E-Mail : info@ardnet.co.uk

Testing our disaster recovery strategy

07/02/2016

Websites run on servers and servers are much like your desktop computer, they might work fine for months, years perhaps but electronic parts inevitably fail from time to time.  On your desktop computer it’s sensible to keep regular backups but how do we backup your website on our servers?

All our web servers are kept in a state of the art UK based data centre at a constant temperature, behind four levels of security access with Multiple UPS and three diesel generators, fire mitigation, lightning protection and water detection systems and 24 / 7 / 365 staff on site.

All of our web servers run what’s called RAID monitoring, this means there are two physical hard disks sitting side by side in the server that continually synchronise each other so if the live drive suddenly crashes, the other drive in theory will start working immediately with absolutely no downtime.

But what happens if both drives fail at the same time, it’s probably a million to one occurrence but it’s still a chance, for example an electrical malfunction could damage both drives.  We don’t like chances, no matter how small so we have a number of strategies to back up every single website.

Early every morning a complete backup of each of our servers is taken and stored in another location to the server, we also have other backups of the important parts of every website stored at a third location so we can go back months to restore a site if it’s found to have a fault.  These backups are copied and stored securely at a forth location weekly.

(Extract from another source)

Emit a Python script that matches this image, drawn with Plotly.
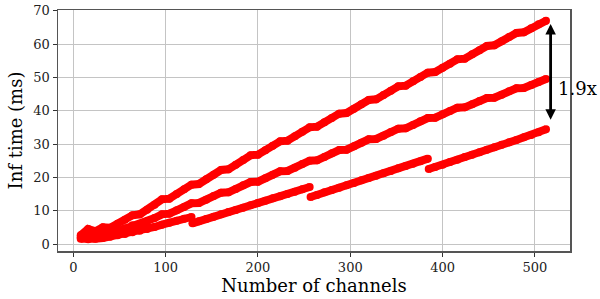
import plotly.graph_objects as go

# Number of channels (shared grid for the two upper series)
channels = list(range(8, 513, 8))

# Upper series (ms)
top_ms = [2.6, 4.5, 3.8, 5.0, 4.9, 6.1, 7.3, 8.6, 8.9, 10.3, 11.8, 13.4,
          13.6, 15.0, 16.4, 17.8, 18.0, 19.4, 20.8, 22.2, 22.4, 23.8, 25.2, 26.6,
          26.8, 28.1, 29.5, 30.8, 31.0, 32.3, 33.7, 35.0, 35.2, 36.5, 37.8, 39.1,
          39.3, 40.6, 41.9, 43.2, 43.4, 44.7, 46.0, 47.3, 47.5, 48.8, 50.1, 51.4,
          51.6, 52.9, 54.1, 55.4, 55.6, 56.9, 58.1, 59.4, 59.6, 60.8, 62.1, 63.3,
          63.5, 64.7, 65.9, 67.0]

# Middle series (ms)
mid_ms = [2.0, 2.6, 2.3, 3.1, 3.0, 3.8, 4.7, 5.6, 5.8, 6.8, 7.8, 8.9,
          9.1, 10.1, 11.1, 12.2, 12.3, 13.3, 14.4, 15.4, 15.5, 16.5, 17.6, 18.6,
          18.7, 19.7, 20.8, 21.8, 21.9, 22.9, 24.0, 25.0, 25.1, 26.1, 27.2, 28.2,
          28.3, 29.3, 30.4, 31.4, 31.5, 32.5, 33.6, 34.6, 34.7, 35.7, 36.8, 37.8,
          37.9, 38.9, 39.9, 40.9, 41.0, 41.9, 42.9, 43.8, 43.9, 44.8, 45.8, 46.7,
          46.8, 47.7, 48.6, 49.5]

# Lower series: four pieces (channels, ms)
low_channels = [8, 16, 24, 32, 40, 48, 56, 64, 72, 80, 88, 96, 104, 112, 120, 128,
                129, 136, 144, 152, 160, 168, 176, 184, 192, 200, 208, 216, 224, 232, 240, 248, 256,
                257, 264, 272, 280, 288, 296, 304, 312, 320, 328, 336, 344, 352, 360, 368, 376, 384,
                385, 392, 400, 408, 416, 424, 432, 440, 448, 456, 464, 472, 480, 488, 496, 504, 512]
low_ms = [1.6, 1.4, 1.6, 1.8, 2.2, 2.6, 3.0, 3.5, 4.0, 4.5, 5.1, 5.8, 6.4, 7.0, 7.6, 8.1,
          6.2, 6.8, 7.5, 8.2, 8.9, 9.6, 10.2, 10.9, 11.6, 12.3, 13.0, 13.7, 14.3, 15.0, 15.7, 16.4, 17.1,
          14.1, 14.7, 15.5, 16.2, 16.9, 17.6, 18.3, 19.1, 19.8, 20.5, 21.2, 21.9, 22.7, 23.4, 24.1, 24.8, 25.6,
          22.5, 23.1, 23.8, 24.6, 25.3, 26.1, 26.8, 27.5, 28.3, 29.0, 29.8, 30.5, 31.2, 32.0, 32.7, 33.5, 34.4]

# Speed-up annotation
ratio_label = "1.9x"
arrow_channel = 517
arrow_top_ms = 66.0
arrow_bottom_ms = 36.8

x_ticks = [0, 100, 200, 300, 400, 500]
y_ticks = [0, 10, 20, 30, 40, 50, 60, 70]

RED = "#ff0000"
FONT = "DejaVu Serif"

# break the lower series where a new piece starts
lx, ly = [], []
for i, (c, v) in enumerate(zip(low_channels, low_ms)):
    if i > 0 and v < low_ms[i - 1] - 1.5:
        lx.append(None)
        ly.append(None)
    lx.append(c)
    ly.append(v)

fig = go.Figure()
for xs, ys in [(channels, top_ms), (channels, mid_ms), (lx, ly)]:
    fig.add_trace(go.Scatter(
        x=xs, y=ys, mode="lines+markers",
        line=dict(color=RED, width=8),
        marker=dict(color=RED, size=8, line=dict(width=0)),
        connectgaps=False, showlegend=False, hoverinfo="skip",
    ))

fig.add_annotation(
    x=arrow_channel, y=arrow_top_ms, ax=arrow_channel, ay=arrow_bottom_ms,
    xref="x", yref="y", axref="x", ayref="y", text="", showarrow=True,
    arrowhead=2, arrowsize=0.75, arrowwidth=2.8, arrowcolor="black",
    arrowside="end+start", startarrowhead=2, startarrowsize=0.75,
    standoff=0, startstandoff=0,
)
fig.add_annotation(
    x=523, y=46.8, xref="x", yref="y", text=ratio_label, showarrow=False,
    xanchor="left", yanchor="middle", font=dict(family=FONT, size=18, color="black"),
)

axis_common = dict(
    showgrid=True, gridcolor="#c4c4c4", gridwidth=1,
    showline=True, linecolor="#555555", linewidth=1.5, mirror=True,
    ticks="outside", ticklen=4, tickwidth=1, tickcolor="#333333",
    tickfont=dict(family=FONT, size=13, color="#222222"),
    zeroline=False, automargin=False,
)

fig.update_xaxes(
    range=[-16.6, 538], tickvals=x_ticks, ticktext=[str(t) for t in x_ticks],
    title=dict(text="Number of channels", font=dict(family=FONT, size=18, color="black"), standoff=4),
    **axis_common,
)
fig.update_yaxes(
    range=[-2.1, 70.2], tickvals=y_ticks, ticktext=[str(t) for t in y_ticks],
    title=dict(text="Inf time (ms)", font=dict(family=FONT, size=18, color="black"), standoff=6),
    **axis_common,
)

fig.update_layout(
    width=600, height=299,
    margin=dict(l=57.5, r=30, t=10, b=48),
    paper_bgcolor="white", plot_bgcolor="white",
    font=dict(family=FONT),
)

# remove the page's default body margin so the figure sits at the window corner
fig.write_html(
    "out.html",
    config={"displayModeBar": False, "staticPlot": True},
    post_script="document.body.style.margin='0';document.body.style.overflow='hidden';",
)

What happens when it goes wrong?

On Saturday morning at around 10am our disaster recovery strategy was called into play when both drives on a server failed simultaneously, it’s that million to one chance and thankfully we were prepared to deal with it.

Minutes after the fault occurred our technical support engineers were looking at what the problem was and what caused it and quickly identifying a solution.  They consulted with our management and the plan of recovery was put into action.

The recovery took a little longer than expected, however all websites on that server were functioning again by early evening.  Our technicians have learnt many important lessons and should be able to perform a restore quicker in future should it ever happen again.

We apologies to any customers whose website was offline during this fault but also are incredibly pleased that our careful planning and meticulous backup strategy worked so effectively.